• _Exercise task_
Without including any images, repeat the data exactly.

• _Dataset content_

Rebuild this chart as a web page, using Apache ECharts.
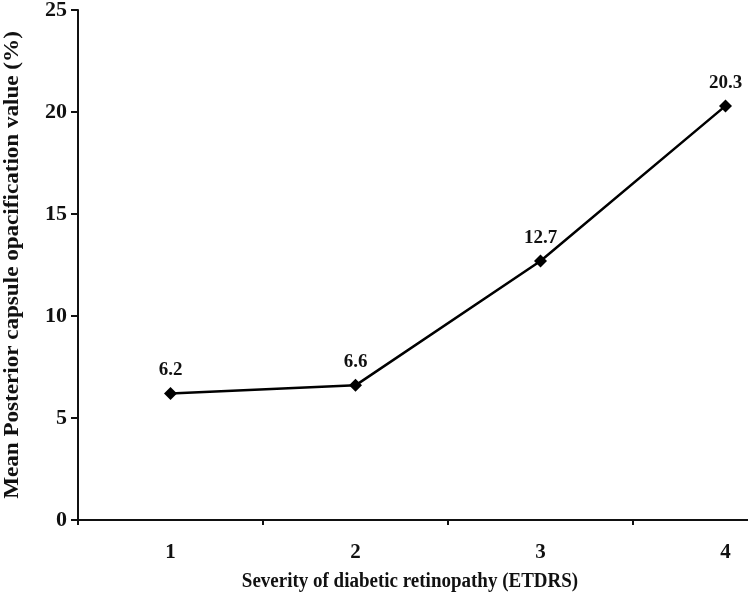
<!DOCTYPE html>
<html>
<head>
<meta charset="utf-8">
<script src="https://cdn.jsdelivr.net/npm/echarts@6/dist/echarts.min.js"></script>
<style>
  html, body { margin: 0; padding: 0; background: #fff; }
  #main { width: 748px; height: 600px; }
</style>
</head>
<body>
<div id="main"></div>
<script>
// severity grades and mean PCO values
const categories = ['1', '2', '3', '4'];
const pcoValues = [6.2, 6.6, 12.7, 20.3];
const yTicks = [0, 5, 10, 15, 20, 25];
const xTitle = 'Severity of diabetic retinopathy (ETDRS)';
const yTitle = 'Mean Posterior capsule opacification value (%)';

const serif = '"Liberation Serif", "DejaVu Serif", serif';
const chart = echarts.init(document.getElementById('main'), null, { renderer: 'canvas' });

const option = {
  backgroundColor: '#fff',
  animation: false,
  grid: {
    left: 78,
    top: 10,
    width: 740,   // the original figure is cut off at the right edge
    height: 510,
    outerBoundsMode: 'none'
  },
  // axis titles: the source figure is stretched, so scale the text a bit
  graphic: [
    {
      type: 'text',
      x: 410,
      y: 581,
      scaleY: 1.15,
      style: {
        text: xTitle,
        font: 'bold 19px ' + serif,
        fill: '#111',
        align: 'center',
        verticalAlign: 'middle'
      }
    },
    {
      type: 'text',
      x: 13,
      y: 265,
      rotation: Math.PI / 2,
      scaleX: 1.1,
      style: {
        text: yTitle,
        font: 'bold 21px ' + serif,
        fill: '#111',
        align: 'center',
        verticalAlign: 'middle'
      }
    }
  ],
  xAxis: {
    type: 'category',
    data: categories,
    boundaryGap: true,
    axisLine: { lineStyle: { color: '#111', width: 2 } },
    axisTick: { show: true, length: 5, inside: false, lineStyle: { color: '#111', width: 2 } },
    axisLabel: { fontFamily: serif, fontWeight: 'bold', fontSize: 21, color: '#111', margin: 22 },
    splitLine: { show: false }
  },
  yAxis: {
    type: 'value',
    min: yTicks[0],
    max: yTicks[yTicks.length - 1],
    interval: 5,
    axisLine: { show: true, lineStyle: { color: '#111', width: 2 } },
    axisTick: { show: true, length: 7, lineStyle: { color: '#111', width: 2 } },
    axisLabel: { fontFamily: serif, fontWeight: 'bold', fontSize: 22, color: '#111', margin: 11 },
    splitLine: { show: false }
  },
  series: [{
    type: 'line',
    data: pcoValues,
    symbol: 'diamond',
    symbolSize: 13,
    itemStyle: { color: '#000' },
    lineStyle: { color: '#000', width: 2.5 },
    label: {
      show: true,
      position: 'top',
      distance: 7,
      fontFamily: serif,
      fontWeight: 'bold',
      fontSize: 19,
      color: '#111'
    }
  }]
};

chart.setOption(option);
</script>
</body>
</html>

• _Finished task_
Rebuild this chart as a web page, using Apache ECharts.
<!DOCTYPE html>
<html>
<head>
<meta charset="utf-8">
<script src="https://cdn.jsdelivr.net/npm/echarts@6/dist/echarts.min.js"></script>
<style>
  html, body { margin: 0; padding: 0; background: #fff; }
  #main { width: 748px; height: 600px; }
</style>
</head>
<body>
<div id="main"></div>
<script>
// severity grades and mean PCO values
const categories = ['1', '2', '3', '4'];
const pcoValues = [6.2, 6.6, 12.7, 20.3];
const yTicks = [0, 5, 10, 15, 20, 25];
const xTitle = 'Severity of diabetic retinopathy (ETDRS)';
const yTitle = 'Mean Posterior capsule opacification value (%)';

const serif = '"Liberation Serif", "DejaVu Serif", serif';
const chart = echarts.init(document.getElementById('main'), null, { renderer: 'canvas' });

const option = {
  backgroundColor: '#fff',
  animation: false,
  grid: {
    left: 78,
    top: 10,
    width: 740,   // the original figure is cut off at the right edge
    height: 510,
    outerBoundsMode: 'none'
  },
  // axis titles: the source figure is stretched, so scale the text a bit
  graphic: [
    {
      type: 'text',
      x: 410,
      y: 581,
      scaleY: 1.15,
      style: {
        text: xTitle,
        font: 'bold 19px ' + serif,
        fill: '#111',
        align: 'center',
        verticalAlign: 'middle'
      }
    },
    {
      type: 'text',
      x: 13,
      y: 265,
      rotation: Math.PI / 2,
      scaleX: 1.1,
      style: {
        text: yTitle,
        font: 'bold 21px ' + serif,
        fill: '#111',
        align: 'center',
        verticalAlign: 'middle'
      }
    }
  ],
  xAxis: {
    type: 'category',
    data: categories,
    boundaryGap: true,
    axisLine: { lineStyle: { color: '#111', width: 2 } },
    axisTick: { show: true, length: 5, inside: false, lineStyle: { color: '#111', width: 2 } },
    axisLabel: { fontFamily: serif, fontWeight: 'bold', fontSize: 21, color: '#111', margin: 22 },
    splitLine: { show: false }
  },
  yAxis: {
    type: 'value',
    min: yTicks[0],
    max: yTicks[yTicks.length - 1],
    interval: 5,
    axisLine: { show: true, lineStyle: { color: '#111', width: 2 } },
    axisTick: { show: true, length: 7, lineStyle: { color: '#111', width: 2 } },
    axisLabel: { fontFamily: serif, fontWeight: 'bold', fontSize: 22, color: '#111', margin: 11 },
    splitLine: { show: false }
  },
  series: [{
    type: 'line',
    data: pcoValues,
    symbol: 'diamond',
    symbolSize: 13,
    itemStyle: { color: '#000' },
    lineStyle: { color: '#000', width: 2.5 },
    label: {
      show: true,
      position: 'top',
      distance: 7,
      fontFamily: serif,
      fontWeight: 'bold',
      fontSize: 19,
      color: '#111'
    }
  }]
};

chart.setOption(option);
</script>
</body>
</html>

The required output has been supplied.